1. Tarafların iddia, savunma ve dayandıkları belgelere, uyuşmazlığın hukuki nitelendirilmesi ile uygulanması gereken hukuk kurallarına, dava şartlarına, yargılamaya hâkim olan ilkelere, ispat kurallarına ve temyiz olunan kararda belirtilen gerekçelere göre davalı ... vekilinin aşağıdaki paragrafın kapsamı dışındaki temyiz itirazları yerinde görülmemiştir.

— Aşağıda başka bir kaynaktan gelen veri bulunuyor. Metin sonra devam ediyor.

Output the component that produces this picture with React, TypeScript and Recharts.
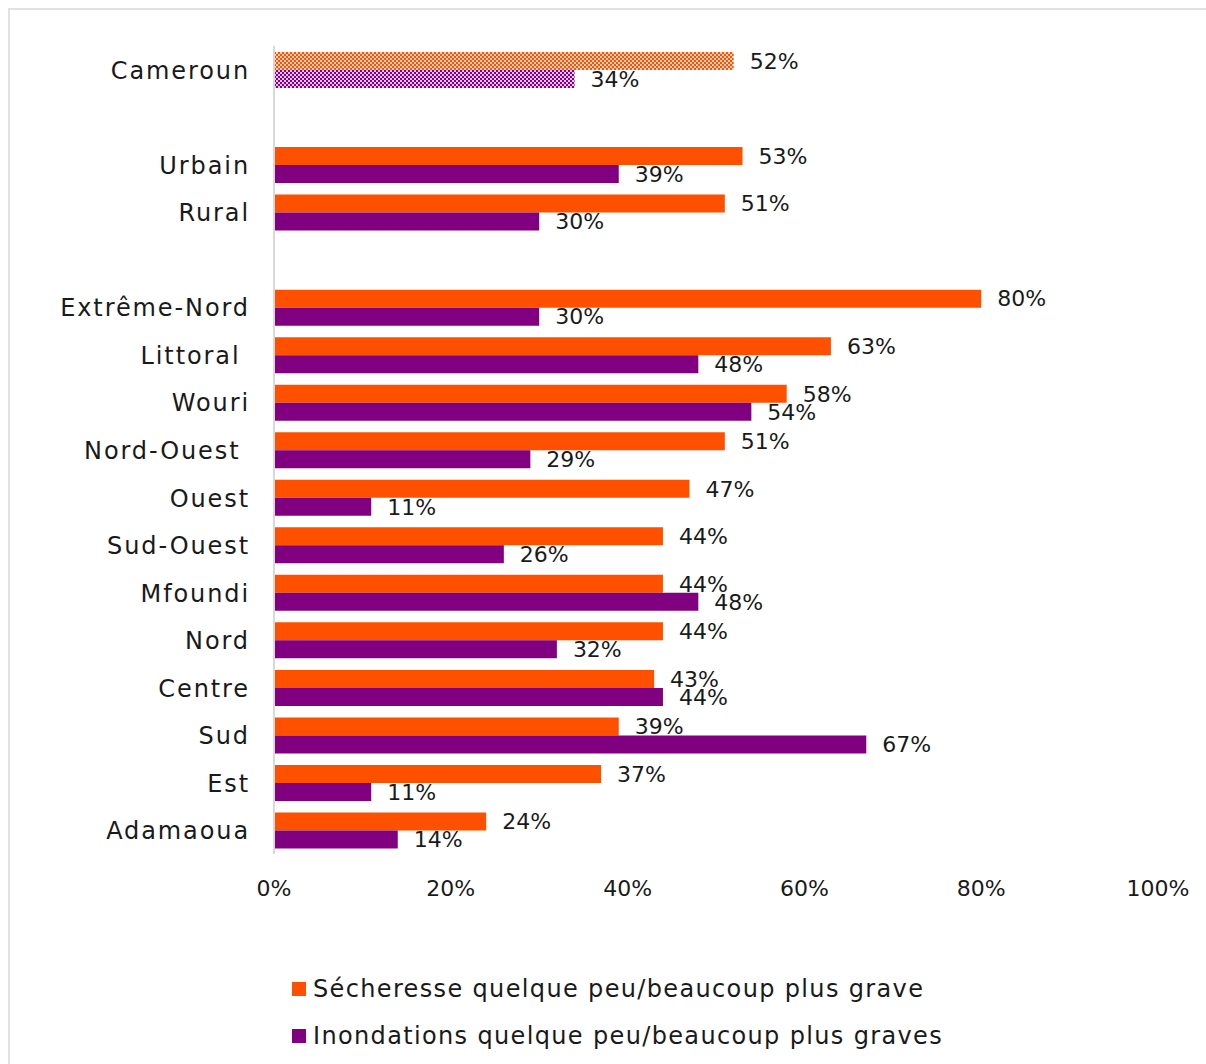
import { Bar, BarChart, Cell, LabelList, XAxis, YAxis } from 'recharts'

const regions = [
  'Cameroun',
  ' ',
  'Urbain',
  'Rural',
  '  ',
  'Extrême-Nord',
  'Littoral ',
  'Wouri',
  'Nord-Ouest ',
  'Ouest',
  'Sud-Ouest',
  'Mfoundi',
  'Nord',
  'Centre',
  'Sud',
  'Est',
  'Adamaoua',
]

const secheresse = [52, null, 53, 51, null, 80, 63, 58, 51, 47, 44, 44, 44, 43, 39, 37, 24]
const inondations = [34, null, 39, 30, null, 30, 48, 54, 29, 11, 26, 48, 32, 44, 67, 11, 14]

const xTicks = [0, 20, 40, 60, 80, 100]

const ORANGE = '#ff5000'
const PURPLE = '#800080'
const FONT = '"DejaVu Sans", sans-serif'

const data = regions.map((name, i) => ({
  name,
  secheresse: secheresse[i],
  inondations: inondations[i],
}))

function CategoryTick({ x, y, payload }: any) {
  return (
    <text
      x={x - 16}
      y={y}
      dy={9}
      textAnchor="end"
      fontFamily={FONT}
      fontSize={24}
      letterSpacing={1.9}
      fill="#1a1a1a"
      style={{ whiteSpace: 'pre' }}
    >
      {payload.value}
    </text>
  )
}

function PercentTick({ x, y, payload }: any) {
  return (
    <text x={x} y={y} dy={34} textAnchor="middle" fontFamily={FONT} fontSize={22} fill="#1a1a1a">
      {payload.value}%
    </text>
  )
}

function Legend() {
  const items = [
    { label: 'Sécheresse quelque peu/beaucoup plus grave', color: ORANGE },
    { label: 'Inondations quelque peu/beaucoup plus graves', color: PURPLE },
  ]
  return (
    <div style={{ position: 'absolute', left: 282, top: 955 }}>
      {items.map((it) => (
        <div key={it.label} style={{ display: 'flex', alignItems: 'center', height: 47 }}>
          <span style={{ width: 14, height: 14, background: it.color, marginRight: 7 }} />
          <span style={{ fontFamily: FONT, fontSize: 24, letterSpacing: 1.35, color: '#1a1a1a' }}>{it.label}</span>
        </div>
      ))}
    </div>
  )
}

export default function App() {
  return (
    <div
      style={{
        position: 'absolute',
        left: 8,
        top: 8,
        width: 1198,
        height: 1056,
        boxSizing: 'border-box',
        borderLeft: '2px solid #e2e2e2',
        borderTop: '2px solid #e2e2e2',
        overflow: 'hidden',
      }}
    >
      <BarChart
        width={1196}
        height={1054}
        data={data}
        layout="vertical"
        margin={{ top: 36, right: 48, bottom: 180, left: 0 }}
        barCategoryGap={6}
        barGap={0}
      >
        <defs>
          <pattern id="patOrange" width="4" height="4" patternUnits="userSpaceOnUse">
            <rect width="4" height="4" fill={ORANGE} />
            <rect x="0" y="0" width="2" height="2" fill="#ffd2bd" />
            <rect x="2" y="2" width="2" height="2" fill="#ffd2bd" />
          </pattern>
          <pattern id="patPurple" width="4" height="4" patternUnits="userSpaceOnUse">
            <rect width="4" height="4" fill={PURPLE} />
            <rect x="0" y="0" width="2" height="2" fill="#e8c2e8" />
            <rect x="2" y="2" width="2" height="2" fill="#e8c2e8" />
          </pattern>
        </defs>
        <XAxis
          type="number"
          domain={[0, 100]}
          ticks={xTicks}
          axisLine={false}
          tickLine={false}
          tick={<PercentTick />}
          interval={0}
        />
        <YAxis
          type="category"
          dataKey="name"
          width={264}
          axisLine={{ stroke: '#d9d9d9', strokeWidth: 2 }}
          tickLine={false}
          tick={<CategoryTick />}
          interval={0}
        />
        <Bar dataKey="secheresse" fill={ORANGE} isAnimationActive={false}>
          {data.map((d, i) => (
            <Cell key={d.name} fill={i === 0 ? 'url(#patOrange)' : ORANGE} />
          ))}
          <LabelList
            dataKey="secheresse"
            position="right"
            offset={16}
            formatter={(v: any) => (v == null ? '' : `${v}%`)}
            fill="#1a1a1a"
            fontSize={22}
            fontFamily={FONT}
          />
        </Bar>
        <Bar dataKey="inondations" fill={PURPLE} isAnimationActive={false}>
          {data.map((d, i) => (
            <Cell key={d.name} fill={i === 0 ? 'url(#patPurple)' : PURPLE} />
          ))}
          <LabelList
            dataKey="inondations"
            position="right"
            offset={16}
            formatter={(v: any) => (v == null ? '' : `${v}%`)}
            fill="#1a1a1a"
            fontSize={22}
            fontFamily={FONT}
          />
        </Bar>
      </BarChart>
      <Legend />
    </div>
  )
}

2. Somut olayda, davalı ...'ın davalılardan davacı ... yerinde müdür olan ...'ın talimatları doğrultusunda işlem yaptığı dosya içeriğindeki bilgi ve belgelerden anlaşılmaktadır. Ancak bu durum davalı ...'ın tamamen kusursuz olduğunu göstermez. Bu nedenlerle davalı ...'ın belirlenen zararın oluşumundaki kusur durumuna göre takdiren 15.000,00 TL'sinden sorumlu tutulması gerekirken tamamından sorumlu tutulması hatalıdır.

VI. KARAR

Açıklanan sebeple;

1.Bölge Adliye Mahkemesince verilen 01.02.2023 tarihli ek kararın BOZULARAK ORTADAN KALDIRILMASINA,

2. Temyiz olunan, İlk Derece Mahkemesi kararına karşı istinaf başvurusunun esastan reddine ilişkin Bölge Adliye Mahkemesi kararının ORTADAN KALDIRILMASINA,

3. İlk Derece Mahkemesi kararının BOZULMASINA,

Peşin alınan temyiz karar harcının istek hâlinde ilgiliye iadesine,

Dosyanın kararı veren İlk Derece Mahkemesine, bozma kararının bir örneğinin kararı veren Bölge Adliye Mahkemesine gönderilmesine,

11.07.2023 tarihinde oy birliğiyle karar verildi.